### WRITTEN TASK
Begin at the first line of the data and copy each line through the one containing "(b7) at (462,631)", that line included, with no pictures.

### DATA SEGMENT

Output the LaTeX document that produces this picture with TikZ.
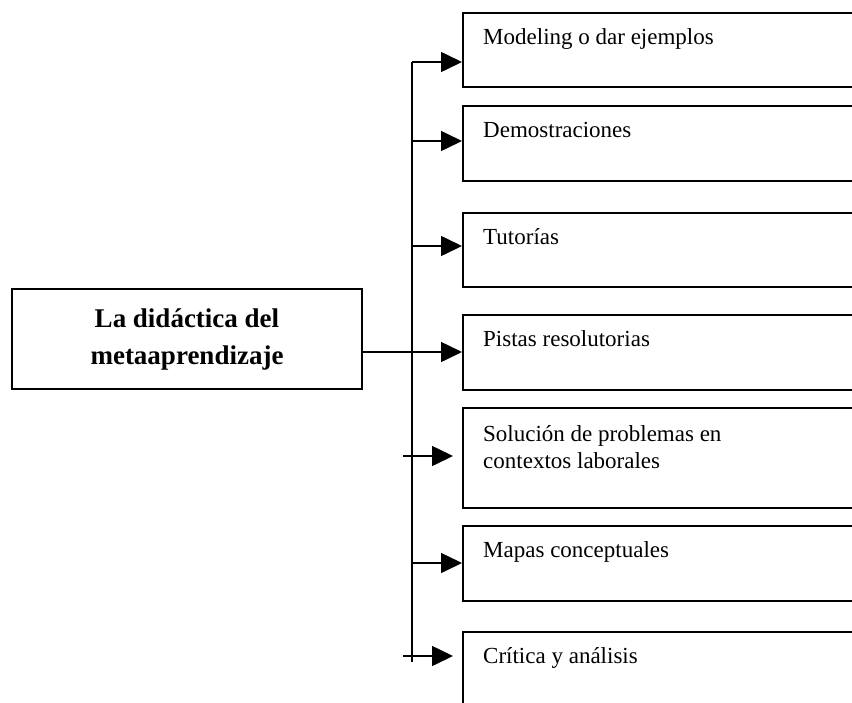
\documentclass[tikz,border=0pt]{standalone}
\usepackage{fontspec}
\setmainfont{Liberation Serif}
\usetikzlibrary{arrows.meta}

\tikzset{
  box/.style={draw,line width=1.6pt,rectangle,inner sep=0pt,anchor=north west,minimum width=450pt},
  lbl/.style={anchor=base west,inner sep=0pt,font=\fontsize{23}{27}\selectfont,align=left},
  arr/.style={line width=1.6pt,-{Triangle[length=21pt,width=20pt]}}
}

\begin{document}
\begin{tikzpicture}[x=1pt,y=-1pt]
  \useasboundingbox (0,0) rectangle (852,702);
  \clip (0,0) rectangle (852,702);

  % main box
  \node (main) at (187,339) [draw,line width=1.6pt,minimum width=350pt,minimum height=100pt,align=center,font=\bfseries\fontsize{27}{37}\selectfont] {La didáctica del\\metaaprendizaje};

  % boxes on the right
  \node (b1) at (462,12) [box,minimum height=74pt] {};
  \node (b2) at (462,105) [box,minimum height=75pt] {};
  \node (b3) at (462,212) [box,minimum height=74pt] {};
  \node (b4) at (462,314) [box,minimum height=75pt] {};
  \node (b5) at (462,407) [box,minimum height=100pt] {};
  \node (b6) at (462,525) [box,minimum height=75pt] {};
  \node (b7) at (462,631) [box,minimum height=100pt] {};

  % last line of t5 sits on the base
  \node (t1) at ([shift={(21,32)}]b1.north west) [lbl] {Modeling o dar ejemplos};
  \node (t2) at ([shift={(21,32)}]b2.north west) [lbl] {Demostraciones};
  \node (t3) at ([shift={(21,32)}]b3.north west) [lbl] {Tutorías};
  \node (t4) at ([shift={(21,32)}]b4.north west) [lbl] {Pistas resolutorias};
  \node (t5) at ([shift={(21,61)}]b5.north west) [lbl] {Solución de problemas en\\contextos laborales};
  \node (t6) at ([shift={(21,32)}]b6.north west) [lbl] {Mapas conceptuales};
  \node (t7) at ([shift={(21,32)}]b7.north west) [lbl] {Crítica y análisis};

  % spine and arrows
  \coordinate (s1) at (412,62);
  \coordinate (s2) at (412,141);
  \coordinate (s3) at (412,246);
  \coordinate (s4) at (412,352);
  \coordinate (s5) at (403,456);
  \coordinate (s6) at (412,563);
  \coordinate (s7) at (403,656);
  \coordinate (sbot) at (412,662);

  \draw[line width=1.6pt] (s1) -- (sbot);
  \draw[arr] (s1) -- (s1 -| b1.west);
  \draw[arr] (s2) -- (s2 -| b2.west);
  \draw[arr] (s3) -- (s3 -| b3.west);
  \draw[arr] (main.east |- s4) -- (s4 -| b4.west);
  \draw[arr] (s5) -- ([xshift=-9pt]s5 -| b5.west);
  \draw[arr] (s6) -- (s6 -| b6.west);
  \draw[arr] (s7) -- ([xshift=-9pt]s7 -| b7.west);
\end{tikzpicture}
\end{document}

### TASK ANSWER
Output the LaTeX document that produces this picture with TikZ.
\documentclass[tikz,border=0pt]{standalone}
\usepackage{fontspec}
\setmainfont{Liberation Serif}
\usetikzlibrary{arrows.meta}

\tikzset{
  box/.style={draw,line width=1.6pt,rectangle,inner sep=0pt,anchor=north west,minimum width=450pt},
  lbl/.style={anchor=base west,inner sep=0pt,font=\fontsize{23}{27}\selectfont,align=left},
  arr/.style={line width=1.6pt,-{Triangle[length=21pt,width=20pt]}}
}

\begin{document}
\begin{tikzpicture}[x=1pt,y=-1pt]
  \useasboundingbox (0,0) rectangle (852,702);
  \clip (0,0) rectangle (852,702);

  % main box
  \node (main) at (187,339) [draw,line width=1.6pt,minimum width=350pt,minimum height=100pt,align=center,font=\bfseries\fontsize{27}{37}\selectfont] {La didáctica del\\metaaprendizaje};

  % boxes on the right
  \node (b1) at (462,12) [box,minimum height=74pt] {};
  \node (b2) at (462,105) [box,minimum height=75pt] {};
  \node (b3) at (462,212) [box,minimum height=74pt] {};
  \node (b4) at (462,314) [box,minimum height=75pt] {};
  \node (b5) at (462,407) [box,minimum height=100pt] {};
  \node (b6) at (462,525) [box,minimum height=75pt] {};
  \node (b7) at (462,631) [box,minimum height=100pt] {};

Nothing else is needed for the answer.